Category: Uncategorized

FlexLink Long Range Emergency Maintenance

Within the next 30 minutes, we will be performing emergency maintenance on equipment serving a subset of FlexLink Long Range customers in the Santa Rosa area. We expect minimal, if any, impact but there is a chance of up to 5 minutes of downtime for affected customers.

-Tim, Matt, and Robbie

Intrusive CLEC Maintenance

This evening, beginning at 12:01AM, we will be performing maintenance on equipment serving Fusion and FlexLink customers in one portion of San Francisco.
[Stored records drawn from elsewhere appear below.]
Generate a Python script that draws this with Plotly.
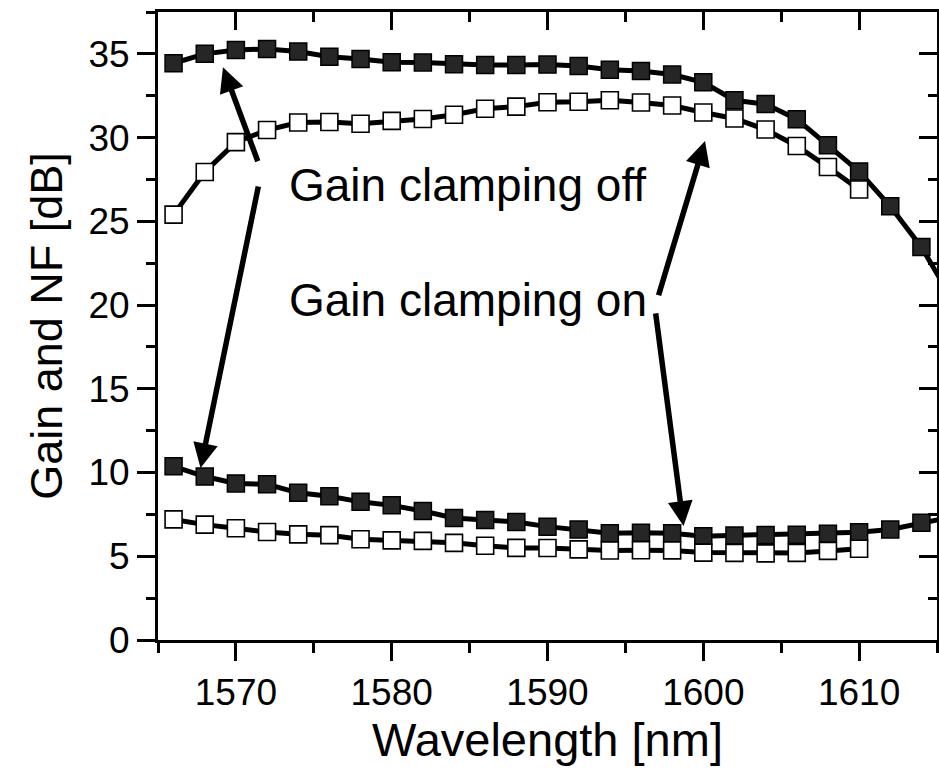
import plotly.graph_objects as go

# ---- data ----
wl_off = [1566, 1568, 1570, 1572, 1574, 1576, 1578, 1580, 1582, 1584, 1586, 1588, 1590,
          1592, 1594, 1596, 1598, 1600, 1602, 1604, 1606, 1608, 1610, 1612, 1614, 1616]
gain_off = [34.44, 35.0, 35.23, 35.29, 35.14, 34.83, 34.7, 34.5, 34.49, 34.38, 34.34, 34.33, 34.36,
            34.28, 34.05, 33.98, 33.77, 33.3, 32.23, 32.0, 31.1, 29.54, 27.98, 25.9, 23.46, 20.3]
nf_off = [10.37, 9.76, 9.35, 9.30, 8.79, 8.58, 8.25, 8.04, 7.70, 7.29, 7.16, 7.05, 6.77,
          6.6, 6.37, 6.4, 6.38, 6.2, 6.24, 6.27, 6.29, 6.35, 6.44, 6.6, 7.0, 7.35]

wl_on = [1566, 1568, 1570, 1572, 1574, 1576, 1578, 1580, 1582, 1584, 1586, 1588, 1590,
         1592, 1594, 1596, 1598, 1600, 1602, 1604, 1606, 1608, 1610]
gain_on = [25.4, 27.95, 29.73, 30.45, 30.9, 30.93, 30.83, 31.0, 31.11, 31.36, 31.72, 31.85, 32.11,
           32.14, 32.23, 32.1, 31.92, 31.5, 31.14, 30.48, 29.5, 28.24, 26.9]
nf_on = [7.2, 6.89, 6.67, 6.45, 6.31, 6.26, 6.02, 5.95, 5.92, 5.8, 5.63, 5.5, 5.49,
         5.41, 5.34, 5.36, 5.35, 5.22, 5.2, 5.17, 5.2, 5.32, 5.45]

x_range = [1565, 1615]
y_range = [0, 37.5]

label_off = "Gain clamping off"
label_on = "Gain clamping on"
x_title = "Wavelength [nm]"
y_title = "Gain and NF [dB]"

FONT = "Liberation Sans, Arial, sans-serif"

fig = go.Figure()

filled_marker = dict(symbol="square", size=17, color="#262626", line=dict(color="black", width=1.5))
open_marker = dict(symbol="square", size=17, color="white", line=dict(color="black", width=1.6))
line_style = dict(color="black", width=5)

fig.add_trace(go.Scatter(x=wl_off, y=gain_off, mode="lines+markers", marker=filled_marker,
                         line=line_style, showlegend=False))
fig.add_trace(go.Scatter(x=wl_off, y=nf_off, mode="lines+markers", marker=filled_marker,
                         line=line_style, showlegend=False))
fig.add_trace(go.Scatter(x=wl_on, y=gain_on, mode="lines+markers", marker=open_marker,
                         line=line_style, showlegend=False))
fig.add_trace(go.Scatter(x=wl_on, y=nf_on, mode="lines+markers", marker=open_marker,
                         line=line_style, showlegend=False))
# dummy trace to create the mirrored top/right axes with inward ticks
fig.add_trace(go.Scatter(x=[x_range[0]], y=[y_range[0]], xaxis="x2", yaxis="y2", mode="markers",
                         marker=dict(opacity=0), showlegend=False, hoverinfo="skip"))

axis_common = dict(showgrid=False, zeroline=False, showline=True, linecolor="black", linewidth=3,
                   tickcolor="black", tickwidth=3, ticklen=18)

fig.update_layout(
    width=939, height=780,
    margin=dict(l=158, r=2, t=12, b=140),
    paper_bgcolor="white", plot_bgcolor="white",
    font=dict(family=FONT, color="black"),
    xaxis=dict(range=x_range, tick0=1570, dtick=10, ticks="outside",
               tickfont=dict(size=37, family=FONT),
               minor=dict(dtick=5, ticks="outside", ticklen=10, tickwidth=3, tickcolor="black"),
               title=dict(text=x_title, font=dict(size=47, family=FONT), standoff=8),
               **axis_common),
    yaxis=dict(range=y_range, tick0=0, dtick=5, ticks="outside",
               tickfont=dict(size=37, family=FONT),
               minor=dict(dtick=2.5, ticks="outside", ticklen=9, tickwidth=3, tickcolor="black"),
               title=dict(text=y_title, font=dict(size=45, family=FONT), standoff=12),
               **axis_common),
    xaxis2=dict(range=x_range, overlaying="x", side="top", anchor="y", tick0=1570, dtick=10,
                ticks="inside", showticklabels=False,
                minor=dict(dtick=5, ticks="inside", ticklen=10, tickwidth=3, tickcolor="black"),
                **axis_common),
    yaxis2=dict(range=y_range, overlaying="y", side="right", anchor="x", tick0=0, dtick=5,
                ticks="inside", showticklabels=False,
                minor=dict(dtick=2.5, ticks="inside", ticklen=9, tickwidth=3, tickcolor="black"),
                **axis_common),
)

arrow_common = dict(showarrow=True, arrowhead=2, arrowsize=0.9, arrowwidth=5.5, arrowcolor="black",
                    xref="x", yref="y", axref="x", ayref="y", text="")
# arrows: (tip x, tip y, tail x, tail y)
arrows = [
    (1569.17, 34.2, 1571.44, 28.5),
    (1567.73, 10.27, 1571.46, 27.17),
    (1600.11, 29.8, 1597.1, 20.5),
    (1598.73, 6.81, 1596.93, 19.6),
]
for tx, ty, sx, sy in arrows:
    fig.add_annotation(x=tx, y=ty, ax=sx, ay=sy, **arrow_common)

fig.add_annotation(x=1573.3, y=27.15, text=label_off, showarrow=False, xanchor="left",
                   yanchor="middle", font=dict(size=46, family=FONT, color="black"))
fig.add_annotation(x=1573.3, y=20.3, text=label_on, showarrow=False, xanchor="left",
                   yanchor="middle", font=dict(size=46, family=FONT, color="black"))

fig.write_html("out.html")
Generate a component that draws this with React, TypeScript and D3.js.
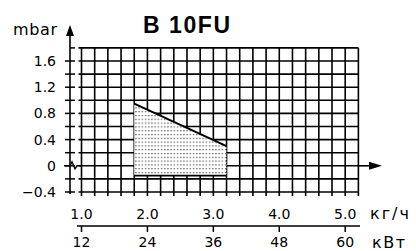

Affected customers should only experience 5 minutes of downtime.

-Jared

Emergency CRAC Maintenance

The primary compressor on the B-side of our Core4 CRAC (Computer Room Air Conditioning) system that cools our Santa Rosa datacenter is being taken out of service and electrically swapped with it’s backup compressor.  The primary compressor experienced loss of oil pressure and while it is apparently still functional it has clearly suffered significant internal damage.  Once the primary compressor has been replaced, the backup compressor will be returned to its normal standby operation.

The Core4 CRAC system is 2N redundant so we can loose the entire A or B side of the system and still satisfy the cooling requirements of our datacenter.  Additionally, each primary compressor  on each side  is paired with a backup compressor so should this damaged compressor have actually ceased to function, the backup compressor would have taken over automatically to meet the cooling demand.

The swap was completed in the time it took to draft this notice.  Both sides of the CRAC are currently fully operational.

ATM Customer Aggregation Router Reload

This Thursday, February 24 at 12:01 AM, we will be performing a maintenance reload on our ATM customer aggregation routers. This will result in 5-10 minutes of downtime for Business-T and FRATM customers.

-Jared

Emergency Router Maintenence

At 9:40AM this morning we will be performing an emergency router reload on one of our ATM customer aggregation routers. All connected Business-T and FRATM customers will experience approximately 5 minutes of downtime during the reload.

-Tim and the NOC

Santa Rosa ADSL1 outage

One of the remote terminals serving a large number of customers in Santa Rosa is currently off line resulting in a sync no surf situation. AT&T reports that they have a technician dispatched to repair but we do not have an estimated time of repair.

CLEC Intrusive Maintenance

This evening, beginning at 12:01AM, we will be performing maintenance on equipment serving Fusion and FlexLink customers in Windsor. Affected customers may experience up to 30 minutes of downtime while the work is performed.

-Nathan, Jared, and Tim

Colocation UPS Maintenance

This Friday, starting at 9AM, one of the three UPSes that serves our Santa Rosa datacenter will be undergoing its annual preventative maintenance.  The maintenance is fully scripted with our vendor and no interruption of services are expected.  During the maintenance window our standby genset will be kept running should our PG&E service fail.  -Kelsey and Russ

Update: Fri Feb 18 19:49:15 PST 2011, the schedule maintenance has been completed with some complication.  One of of the bypass contactors jammed preventing the UPS from going back online.  While the contactor eventually actuated and the UPS was brought online, it’s replacement will be scheduled as soon as possible.  -Kelsey and Russ.

Internal SQL Server Failure

One of our core internal MySQL servers has experienced a failure off the SSD based storage system that it was recently migrated to.  We’re restoring from backups now, but it is too early to estimate when things will be back up and running.  This does not directly impact any of or access or hosting  services but does disable access to our member tools, signup forms and many other internal systems.

Update:  We’ve successfully migrated back to the old spinning disk RAID and while performance isn’t as good, it is a stable config that has operated for several years without issue.  At this time all affected services are back up and running.  Back to the drawing board for our next generation SQL server platform.  -Kelsey

DSL Aggregation Router Failure

One of our Redback DSL aggregation routers failed this morning at approximately 11:39 AM. We are in the process of migrating all customers off that Redback to a hot spare device. We expect that all affected DSL subscribers will be restored to service in 5 minutes.

-Jared